Elise (Elli) Brimble, MS, is a Certified Genetic Counselor at Stanford Children’s Hospital and a graduate from Boston University. She has spent the past three years working as a Neurogenetic Counselor at Stanford Children’s Health, where she sees children with rare disorders that affect the brain.
Elli’s interest in genetic counseling began when she pursued a graduate degree in molecular genetics studying neuronal models of Williams syndrome. Elli decided to pursue a second graduate degree in genetic counseling at Boston University. Upon graduation, she pursued a role at Stanford Children’s Hospital that allowed her to further develop her training and expertise in the field of rare neurological disorders.
A major factor in her decision to pursue a Master of Science in Genetic Counseling from Boston University was the incredibly diverse training available in the area. She also had the opportunity to learn from leading names in the field of clinical genomics. Her mentor, MaryAnn Campion, had an impact on her as Campion encouraged all her students to set goals that pushed them outside of their comfort zone. Brimble then decided to specialize in epilepsy and neurodevelopmental genetics when reflecting on her past work with Williams syndrome. “I love that we are continually challenged to rethink traditional approaches,” she says. “A lot of my time goes into thinking about candidate disease genes and novel variants, which feels like detective work!”
Elli’s love for Stanford’s Children’s Hospital is inspired by the resilience of the families that she has had the pleasure of working with. A special moment in her career was working with a family through a patient advocacy organization. Following the diagnosis of a child, a family was forced to relocate across the country.

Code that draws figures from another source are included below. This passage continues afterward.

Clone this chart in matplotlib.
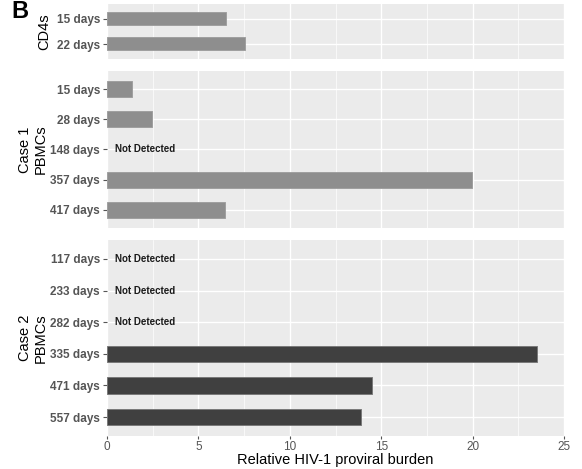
import matplotlib
matplotlib.use("Agg")
from matplotlib import pyplot as plt

plt.rcParams['font.family'] = ['Liberation Sans', 'DejaVu Sans']

# data, top to bottom within each panel
cd4_days = ['15 days', '22 days']
cd4_values = [6.53, 7.55]

case1_days = ['15 days', '28 days', '148 days', '357 days', '417 days']
case1_values = [1.35, 2.44, None, 19.95, 6.45]

case2_days = ['117 days', '233 days', '282 days', '335 days', '471 days', '557 days']
case2_values = [None, None, None, 23.5, 14.5, 13.9]

panel_titles = ['CD4s', 'Case 1\nPBMCs', 'Case 2\nPBMCs']
x_ticks = [0, 5, 10, 15, 20, 25]

fig = plt.figure(figsize=(5.82, 4.69), dpi=100)
W, H = 582, 469


def px_axes(left, top, right, bottom):
    return fig.add_axes([left / W, 1 - bottom / H, (right - left) / W, (bottom - top) / H])


panels = [
    (cd4_days, cd4_values, '#8e8e8e', '#a0a0a0', (4, 59)),
    (case1_days, case1_values, '#8e8e8e', '#a0a0a0', (71, 228)),
    (case2_days, case2_values, '#404040', '#7a7a7a', (240, 436)),
]
strip_x = [44, 33, 33]

for i, (days, values, fc, ec, (top, bottom)) in enumerate(panels):
    ax = px_axes(107, top, 564, bottom)
    ax.set_facecolor('#ebebeb')
    n = len(days)
    pos = list(range(n))
    for p, v in zip(pos, values):
        if v is None:
            ax.text(2.1, p, 'Not Detected', ha='center', va='center',
                    fontsize=7, fontweight='bold', color='#1a1a1a')
        else:
            ax.barh(p, v, height=0.52, color=fc, edgecolor=ec, linewidth=0.7, zorder=3)
    ax.set_xlim(0, 25)
    ax.set_ylim(n - 0.4, -0.6)
    ax.set_yticks(pos)
    ax.set_yticklabels(days, fontsize=8.5, fontweight='bold', color='#555555')
    ax.set_xticks(x_ticks)
    ax.set_xticks([2.5, 7.5, 12.5, 17.5, 22.5], minor=True)
    ax.set_yticks([], minor=True)
    ax.grid(which='major', color='white', linewidth=1.0, zorder=0)
    ax.grid(which='minor', axis='x', color='white', linewidth=0.5, zorder=0)
    ax.set_axisbelow(True)
    for s in ax.spines.values():
        s.set_visible(False)
    ax.tick_params(axis='y', length=3, width=0.8, color='#555555', pad=2)
    ax.tick_params(which='minor', length=0)
    if i < 2:
        ax.tick_params(axis='x', length=0, labelbottom=False)
    else:
        ax.tick_params(axis='x', length=2.5, width=0.8, color='#555555', pad=1,
                       labelsize=8.5, labelcolor='#555555')
        ax.set_xlabel('Relative HIV-1 proviral burden', fontsize=10.5, color='black', labelpad=0)
    fig.text(strip_x[i] / W, 1 - (top + bottom) / 2 / H, panel_titles[i], rotation=90,
             ha='center', va='center', fontsize=10.5, linespacing=1.1)

fig.text(11 / W, 1 - 0 / H, 'B', fontsize=17, fontweight='bold', ha='left', va='top')

fig.savefig('out.png', dpi=100)
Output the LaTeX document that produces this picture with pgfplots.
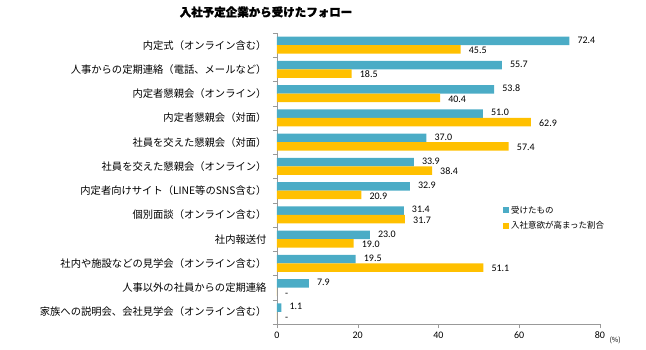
\documentclass[border=0pt]{standalone}
\usepackage{pgfplots}
\pgfplotsset{compat=1.18}
\usepackage{pgfplotstable}
\usepackage{fontspec}
\setmainfont{Noto Sans CJK JP}
\newfontfamily\titlefont[BoldFeatures={FakeBold=1.5}]{Noto Sans CJK JP}
\newfontfamily\num{Carlito}
\definecolor{cblue}{HTML}{4BACC6}
\definecolor{corange}{HTML}{FFC000}

\pgfplotstableread[col sep=comma]{
y,x,lab
0,72.4,72.4
1,55.7,55.7
2,53.8,53.8
3,51.0,51.0
4,37.0,37.0
5,33.9,33.9
6,32.9,32.9
7,31.4,31.4
8,23.0,23.0
9,19.5,19.5
10,7.9,7.9
11,1.1,1.1
}\bluedata

\pgfplotstableread[col sep=comma]{
y,x,lab
0,45.5,45.5
1,18.5,18.5
2,40.4,40.4
3,62.9,62.9
4,57.4,57.4
5,38.4,38.4
6,20.9,20.9
7,31.7,31.7
8,19.0,19.0
9,51.1,51.1
10,0,-
11,0,-
}\orangedata

\begin{document}
\begin{tikzpicture}
\useasboundingbox (-277pt,-26pt) rectangle (369pt,324pt);
\begin{axis}[
  at={(0,0)}, anchor=south west,
  scale only axis, width=323pt, height=291pt,
  font=\fontsize{10}{12}\selectfont,
  xbar, bar width=8.5pt,
  xmin=0, xmax=80,
  ymin=-0.5, ymax=11.5, y dir=reverse,
  axis lines*=left,
  axis line style={gray!80},
  tick align=outside,
  major tick length=4pt, minor tick length=4pt,
  xtick={0,20,40,60,80},
  ytick={0,...,11},
  minor ytick={-0.5,0.5,...,11.5},
  major y tick style={draw=none},
  minor y tick style={gray!80},
  major x tick style={gray!80},
  yticklabels={内定式（オンライン含む）,人事からの定期連絡（電話、メールなど）,内定者懇親会（オンライン）,内定者懇親会（対面）,社員を交えた懇親会（対面）,社員を交えた懇親会（オンライン）,内定者向けサイト（LINE等のSNS含む）,個別面談（オンライン含む）,社内報送付,社内や施設などの見学会（オンライン含む）,人事以外の社員からの定期連絡,家族への説明会、会社見学会（オンライン含む）},
  yticklabel style={font=\fontsize{10.3}{12}\selectfont, xshift=-3pt},
  xticklabel style={font=\num\fontsize{10}{12}\selectfont},
  /pgf/number format/assume math mode=true,
  nodes near coords={\pgfplotspointmeta},
  point meta=explicit symbolic,
  every node near coord/.append style={font=\num\fontsize{10}{12}\selectfont, anchor=west, inner sep=0pt, text height=6.5pt, text depth=0pt, xshift=8pt, text=black},
  clip=false,
  legend style={at={(0.69,0.42)}, anchor=north west, draw=none, fill=none,
    font=\fontsize{8.5}{10}\selectfont, row sep=3pt, cells={anchor=west}},
  legend image code/.code={\fill[#1] (0pt,-3pt) rectangle (6pt,3pt);},
]
\addplot[fill=cblue, draw=none, bar shift=4.25pt,
  every node near coord/.append style={yshift=1pt}] table[x=x, y=y, meta=lab] {\bluedata};
\addplot[fill=corange, draw=none, bar shift=-4.25pt,
  every node near coord/.append style={yshift=-1pt}] table[x=x, y=y, meta=lab] {\orangedata};
\legend{受けたもの,入社意欲が高まった割合}
\node[anchor=west, font=\fontsize{7}{8}\selectfont, xshift=6pt, yshift=-16pt] at (axis cs:80,11.5) {(\%)};
\end{axis}
\node[font=\titlefont\bfseries\fontsize{11.5}{13}\selectfont] at (-11pt,312pt) {入社予定企業から受けたフォロー};
\end{tikzpicture}
\end{document}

Due to the child’s poor health, the patient was admitted to the hospital immediately after arriving in California. Brimble was able to help lay some of the groundwork required to facilitate their transition to California. “I got to act as an anchor during a difficult hospital admission. I'm really fortunate to have a strong network of clinicians at Stanford Children’s Health to help families during the most difficult moments,” says Elli.
Elli shares she is guaranteed ongoing learning and professional development through the accrual of CEUs as a Diplomate of the American Board of Genetic Counseling. She also says that her status as a Diplomate has allowed for licensure in her home state of California. Recently, she has also been provided the opportunity to create a natural history study for NGLY1 deficiency which she says has been a “steep but enjoyable learning curve.”
Elli is hopeful that, as the understanding of the pathophysiology of genetic epilepsies continues to improve, genetic diagnosis will lead to new ways to effectively treat individuals. Elli is excited by the possibilities that her career in genetic counseling have provided and will continue to provide. She continues to assist families find genetic diagnoses, develop and implement research programs as well as advocate for patients.